Valley Parents Seek to Bring Quake Victim’s Body Home
The parents of a young Van Nuys woman killed in the Kobe earthquake, fearful that their daughter’s body would be cremated rather than be returned home, said Wednesday they received assurances from U.S. Ambassador to Japan Walter Mondale that he would help recover the body.
Voni Wong, 24, died when the house she lived in collapsed. Since receiving word of her death Tuesday, her family, who are devout Baptists, have agonized over whether they will be able to properly bury their daughter.
“We didn’t want her to be just a casualty,” said her father, Henry Wong, who has been haunted by visions of his daughter’s body lying in a gymnasium with thousands of other unclaimed victims of the Kobe quake. “We feel she deserves a Christian burial.”
Mondale telephoned the family Wednesday morning, expressed condolences and pledged to help personally locate and return the body, Henry Wong said.
A State Department spokeswoman in Washington confirmed that American officials were assisting the Wongs, but declined to say whether they have retrieved the body. About 3,000 have been killed in the devastating quake.

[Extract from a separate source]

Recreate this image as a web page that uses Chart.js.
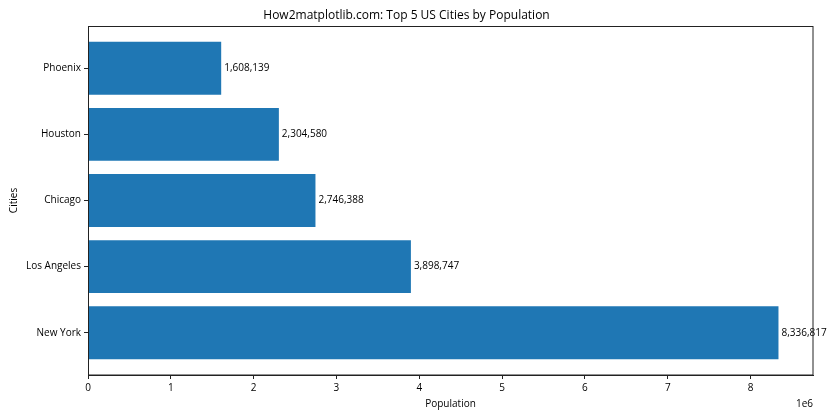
<!DOCTYPE html>
<html>
<head>
<meta charset="utf-8">
<script src="https://cdn.jsdelivr.net/npm/chart.js@4"></script>
<style>
html,body{margin:0;padding:0;background:#fff;}
#wrap{width:840px;height:420px;}
</style>
</head>
<body>
<div id="wrap"><canvas id="c" width="840" height="420"></canvas></div>
<script>
const cities = ["New York", "Los Angeles", "Chicago", "Houston", "Phoenix"];
const populations = [8336817, 3898747, 2746388, 2304580, 1608139];
const xTickValues = [0, 1, 2, 3, 4, 5, 6, 7, 8];
const xTickLabels = ["0", "1", "2", "3", "4", "5", "6", "7", "8"];
const titleText = "How2matplotlib.com: Top 5 US Cities by Population";
const xTitle = "Population";
const yTitle = "Cities";
const offsetText = "1e6";

const FONT = "'Open Sans', 'Noto Sans', sans-serif";
Chart.defaults.font.family = FONT;
Chart.defaults.color = '#000';

const maxVal = Math.max(...populations) * 1.05;

const framePlugin = {
  id: 'frame',
  afterDraw(chart) {
    const {ctx, chartArea: a} = chart;
    ctx.save();
    ctx.strokeStyle = '#222';
    ctx.lineWidth = 1;
    ctx.strokeRect(Math.round(a.left) + 0.5, Math.round(a.top) + 0.5, Math.round(a.right - a.left) - 0.5, Math.round(a.bottom - a.top) - 0.5);
    ctx.font = "10px " + FONT;
    ctx.fillStyle = '#000';
    ctx.textAlign = 'right';
    ctx.textBaseline = 'middle';
    ctx.fillText(offsetText, a.right, 404);
    ctx.restore();
  },
  afterDatasetsDraw(chart) {
    const {ctx} = chart;
    const meta = chart.getDatasetMeta(0);
    ctx.save();
    ctx.font = "10px " + FONT;
    ctx.fillStyle = '#000';
    ctx.textAlign = 'left';
    ctx.textBaseline = 'middle';
    meta.data.forEach((bar, i) => {
      ctx.fillText(populations[i].toLocaleString('en-US'), bar.x + 3, bar.y);
    });
    ctx.restore();
  }
};

new Chart(document.getElementById('c'), {
  type: 'bar',
  data: {
    datasets: [{
      data: populations.map((v, i) => ({x: v, y: i})),
      backgroundColor: '#1f77b4',
      borderWidth: 0,
      categoryPercentage: 1,
      barPercentage: 0.8
    }]
  },
  options: {
    indexAxis: 'y',
    responsive: false,
    animation: false,
    layout: {padding: {left: 0, right: 27, top: 0, bottom: 0}},
    plugins: {
      legend: {display: false},
      tooltip: {enabled: false},
      title: {
        display: true,
        text: titleText,
        color: '#000',
        font: {size: 12, weight: 'normal', family: FONT, lineHeight: 1.2},
        padding: {top: 8, bottom: 3.6}
      }
    },
    scales: {
      x: {
        type: 'linear',
        min: 0,
        max: maxVal,
        offset: false,
        afterBuildTicks: s => { s.ticks = xTickValues.map(v => ({value: v * 1e6})); },
        afterFit: s => { s.height = 45; },
        ticks: {
          font: {size: 10},
          color: '#000',
          padding: 3,
          maxRotation: 0,
          autoSkip: false,
          callback: (v) => { const i = xTickValues.indexOf(Math.round(v / 1e6)); return i >= 0 ? xTickLabels[i] : ''; }
        },
        grid: {display: true, offset: false, drawOnChartArea: false, drawTicks: true, tickLength: 4, color: '#222'},
        border: {display: true, color: '#222'},
        title: {display: true, text: xTitle, font: {size: 10, lineHeight: 1.2}, color: '#000', padding: {top: 0, bottom: 10}}
      },
      y: {
        type: 'linear',
        min: -0.64,
        max: 4.64,
        offset: false,
        afterBuildTicks: s => { s.ticks = cities.map((c, i) => ({value: i})); },
        afterFit: s => { s.width = 88; },
        ticks: {
          font: {size: 10},
          color: '#000',
          padding: 3,
          autoSkip: false,
          callback: (v) => cities[Math.round(v)] || ''
        },
        grid: {display: true, offset: false, drawOnChartArea: false, drawTicks: true, tickLength: 4, color: '#222'},
        border: {display: true, color: '#222'},
        title: {display: true, text: yTitle, font: {size: 10, lineHeight: 1.2}, color: '#000', padding: {top: 8, bottom: 0}}
      }
    }
  },
  plugins: [framePlugin]
});
</script>
</body>
</html>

“We had a sweet angel,” her father said. “I thank God for her. We had her all these years. I had been looking forward to many pleasures--walking her down the aisle--but I guess that was not meant to be.”
Family and friends converged Wednesday at the Wong’s Van Nuys home as news of her death, the first known American casualty, was highlighted in local and national media reports. Telephone calls flooded the lines of the family’s church, Shepherd of the Hills in Porter Ranch. Mourners recalled Voni Wong’s adventurous spirit that propelled her to travel overseas.
She attended Grant High School and graduated with honors from UCLA in 1993, moving to Japan in January, 1994. She planned to support herself teaching English, though she neither spoke Japanese nor had a job lined up.
A friend helped her find work at a bilingual school. After that institution closed, Wong worked as a private English tutor while studying Japanese and Mandarin. Friends said she was a popular teacher.
In September, Wong wrote to a friend that after numerous moves in the Kobe area she had finally found the perfect living situation--an old house by the seaside owned by a warm, 80-year-old woman she called Obaa-san, or grandmother.
Wong wrote that this was to be her final move unless “I go insane . . . this house collapses or . . . I change my mind. All are possible.”
Indeed, one of those predictions came true while living at that house. Wong changed her mind and moved to another house in the same neighborhood, at 6-5 Tsuji-Cho, where she died.
One of Wong’s house mates, Laurie McCullough, in San Diego at the time of the quake, said her friend’s room was in the rear of the house and had a lowered ceiling. Wong slept on a raised, Western-style bed.
Wong’s four house mates, who slept on the floor in other rooms, escaped with minor injuries. Wong was crushed by the ceiling in her room, according to McCullough, who managed to make telephone contact with one of the housemates a day after the quake.
Henry Wong said his daughter had always dreamed of traveling to Asia, a “wanderlust” that was sparked during a family cross-country trip in an old Volkswagen when Voni was 6 years old. Her trip abroad was to be the English major’s much-needed break after working her way through college.
Her time in Japan was an unfolding venture of work, travel and self-discovery. In December, she made her first trip to China, eager to discover her family’s roots.
In a postcard to a friend dated Jan. 6, she wrote:
“I cried cruising into Shanghai harbor by boat because I couldn’t believe I was here. . . . It’s been rewarding getting in touch with my ‘cultural roots,’ for example, pushing through crowded streets, eating dog. . . .”
She returned from that journey Jan. 10--seven days before the quake would take her life. “She was so open to life,” said Suzanne Ross, a friend who lives in Los Feliz. “She wanted to explore the world. She was curious here and curious there.”
The Wongs received condolences from friends of their daughter from around the world, a testament, they said, to how she had enriched the lives of others.
“People we didn’t even know, they just called and said, ‘We’re praying for your family,’ ” said Voni’s brother, Jonathan.
Henry Wong said he has faith he will see his daughter again.
“We’ll have our reunion before you know it,” he said. “She’s probably a guardian angel up there, and there are those who enjoy her presence. Our loss is God’s gain.”